Protest against Section 377

The Chapter XVI Section 377 of the Indian Penal Code was introduced in 1860. This clearly states that any sexual activity which is against the supposed laws of nature is a criminal offence and can be punished by law. Arguably, this includes all kinds of homosexual activities as well as transgenders and people with bisexual orientations. Also, the ruling is uniform, irrespective of the matter of consent between the participants in question.

What does the Section state?

Section 377 states that any voluntary carnal intercourse done in an unnatural way and perpetrated against a woman, man, or an animal can be punished by law. The punishment in this case involves imprisonment for life. At certain times, the imprisonment may be for a reduced term such as 10 years and the concerned individual/s may have to pay fines as well. As per the law, any act of penetration will be regarded as carnal intercourse and will be sufficient to get the perpetrators punished. Thus, by definition, this law includes all sexual activities that are anal in nature. Even heterosexual activities such as anal penetration and fellatio come under the ambit of this law and as such may be punished.

Section 377 in courts – a look back

2nd February 2016

This represents a watershed moment in the history of LGBT rights in India as the Supreme Court decreed that all the eight curative petitions filed by Naz Foundation, which has been fighting for repealing the said Section, will be checked again by a constitutional bench comprising five members. The judgment was given by TS Thakur, the Chief Justice of India, who headed a bench of three members.

11th December 2013

It was on this date that the Supreme Court decreed that homosexuality was an offence and negated the judgment passed by the Delhi High Court that the Section 377 was against the Constitution. The judicial bench of SJ Mukhopadhaya and GS Singhvi noted that in light of the discussions running up to the said verdict they felt that Section 377 was not anti-constitutional and the order passed by Delhi High Court’s divisional bench could not be sustained legally.

27th March 2012

Before this day, a number of appeals had been filed against the Delhi High Court verdict. However, the apex judicial body of India did not give a clear verdict on the same. GE Vahanvati, the Attorney-General who had been opposing the said verdict till then, opted not to continue. He said that the Section 377 had been forced on Indian society by the British in view of moral values held dear by them.

2nd July 2009

This is the historical date on which the Section, that had lasted 150 years up till then, was annulled by the Delhi High Court. It also made it possible for consenting adults to have same-sex relationships. When it struck the said section down, it stated that the law was against fundamental rights of individuals. The judicial bench, comprising Justice S Muralidhar and Chief Justice Ajit Prakash Shah, said that if Section 377 was not amended it would be a violation of the Indian Constitution’s Article 14, according to which every citizen was equal before law and had rights to equal opportunities. Incidentally, on 12th June 2009, Veerappa Moily, India’s the-then law minister, had said that Section 377 might have lived past its sell by date.

7th November 2008

This was the final day of hearing for the petition to repeal Section 377, which had been doing the rounds for seven years. The petition received the support of the Union Health Ministry and the opposition of Union Home Ministry.

May 2008

This was the first time that the case regarding repealing of Section 377 was heard in the Delhi High Court. At that time, the Indian Government was undecided on what to do with the Section with the Ministry of Health and Ministry of Home Affairs differing over the same.                         

2003

It was in this year that the Delhi High Court declined to consider a petition filed by Naz Foundation pertaining to the legality of Section 377. It reasoned that the petitioners lacked locus standi on the issue. At that time nobody had been punished under the law and so the possibilities of the case being heard from a petitioner sans standing were pretty thin. Naz Foundation soon appealed to the Supreme Court, which ruled that it indeed had the standing to file a public interest litigation regarding the case. The case was also referred back to the Delhi High Court.

2001

This was the first time that a PIL was filed by Naz Foundation regarding Section 377. The PIL sought legalization for adults to indulge in homosexual activities.

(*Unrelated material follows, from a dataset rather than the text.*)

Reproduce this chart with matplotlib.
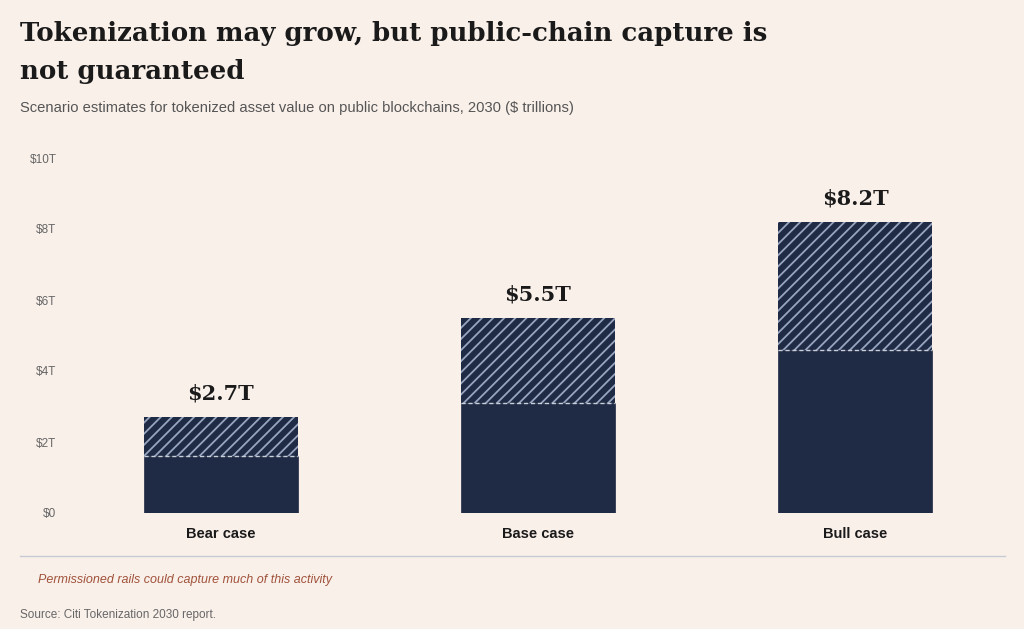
import matplotlib.pyplot as plt
import matplotlib as mpl

# donnees (en milliers de milliards $)
categories = ['Bear case', 'Base case', 'Bull case']
public_part = [1.6, 3.1, 4.6]
total_value = [2.7, 5.5, 8.2]
value_labels = ['$2.7T', '$5.5T', '$8.2T']
y_ticks = [0, 2, 4, 6, 8, 10]
y_tick_labels = ['$0', '$2T', '$4T', '$6T', '$8T', '$10T']

bg = '#faf0ea'
navy = '#1f2a44'
hatch_col = '#97a5c0'
sans = ['Liberation Sans', 'DejaVu Sans']
serif = 'DejaVu Serif'

mpl.rcParams['hatch.color'] = hatch_col
mpl.rcParams['hatch.linewidth'] = 1.3
plt.rcParams['font.family'] = sans

fig = plt.figure(figsize=(10.24, 6.29), dpi=100, facecolor=bg)
ax = fig.add_axes([62 / 1024, 1 - 513 / 629, (1014 - 62) / 1024, (513 - 158) / 629])
ax.set_facecolor(bg)

x = list(range(len(categories)))
upper = [t - p for t, p in zip(total_value, public_part)]

ax.bar(x, public_part, width=0.486, color=navy, edgecolor=navy, linewidth=0.5)
ax.bar(x, upper, bottom=public_part, width=0.486, color=navy, hatch='///',
       edgecolor=hatch_col, linewidth=0)

# ligne pointillee a la separation
for xi, p in zip(x, public_part):
    ax.plot([xi - 0.243, xi + 0.243], [p, p], color='#c9d0dc', linestyle=(0, (3, 2)), linewidth=1)

for xi, t, lab in zip(x, total_value, value_labels):
    ax.text(xi, t + 0.38, lab, ha='center', va='bottom', fontsize=15,
            fontweight='bold', family=serif, color='#1a1a1a')

ax.set_xlim(-0.5, 2.5)
ax.set_ylim(0, 10)
ax.set_yticks(y_ticks)
ax.set_yticklabels(y_tick_labels, fontsize=8.5, color='#666666')
ax.set_xticks(x)
ax.set_xticklabels(categories, fontsize=10.5, fontweight='bold', color='#1a1a1a')
ax.tick_params(axis='both', length=0)
ax.tick_params(axis='y', pad=4)
ax.tick_params(axis='x', pad=10)
for s in ax.spines.values():
    s.set_visible(False)

# titres et notes
fig.text(20 / 1024, 1 - 33 / 629, "Tokenization may grow, but public-chain capture is",
         fontsize=18.7, fontweight='bold', family=serif, color='#1a1a1a', va='center')
fig.text(20 / 1024, 1 - 72 / 629, "not guaranteed",
         fontsize=18.7, fontweight='bold', family=serif, color='#1a1a1a', va='center')
fig.text(20 / 1024, 1 - 108 / 629,
         "Scenario estimates for tokenized asset value on public blockchains, 2030 ($ trillions)",
         fontsize=10.65, color='#555555', va='center')

fig.add_artist(plt.Line2D([20 / 1024, 1005 / 1024], [1 - 556 / 629, 1 - 556 / 629],
                          color='#c5cbd3', linewidth=1))
fig.text(38 / 1024, 1 - 580 / 629, "Permissioned rails could capture much of this activity",
         fontsize=9, style='italic', color='#a0523a', va='center')
fig.text(20 / 1024, 1 - 615 / 629, "Source: Citi Tokenization 2030 report.",
         fontsize=8.5, color='#666666', va='center')

fig.savefig('out.png', dpi=100, facecolor=bg)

The road ahead for Section 377 – the social implications

The verdict of 2nd February 2016 provides some hope that the supreme judicial authority is considering the case of a community that has till date been looked down upon in India for several reasons. Only time will tell if the Section 377 is modified or completely done away with. In case of a favourable outcome the LGBT community will breathe a little easy as its members will at least not have to face the possibilities of criminal prosecution. However, one feels that the social stigma attached to such people in India will not change easily, not at least by a Supreme Court ruling. It will take a major change in the belief system of Indians.

They have to understand that there is nothing unnatural in being a homosexual, bisexual or a transgender. They are normal people with the same emotions and cravings as the rest and considering the years of social and legal abuse they have felt they need a little bit more compassion and a lot of empathy. However, what a positive ruling in future will do is that it will enable more people to come out in the open without the fear of legal recrimination, and they will be able to live life to the fullest just as had been envisioned in the Indian Constitution and stated by the Delhi High Court in its 2009 ruling. When that happens, other people will hopefully see the light of reason and come to accept them as parts of the community and not ostracize them anymore.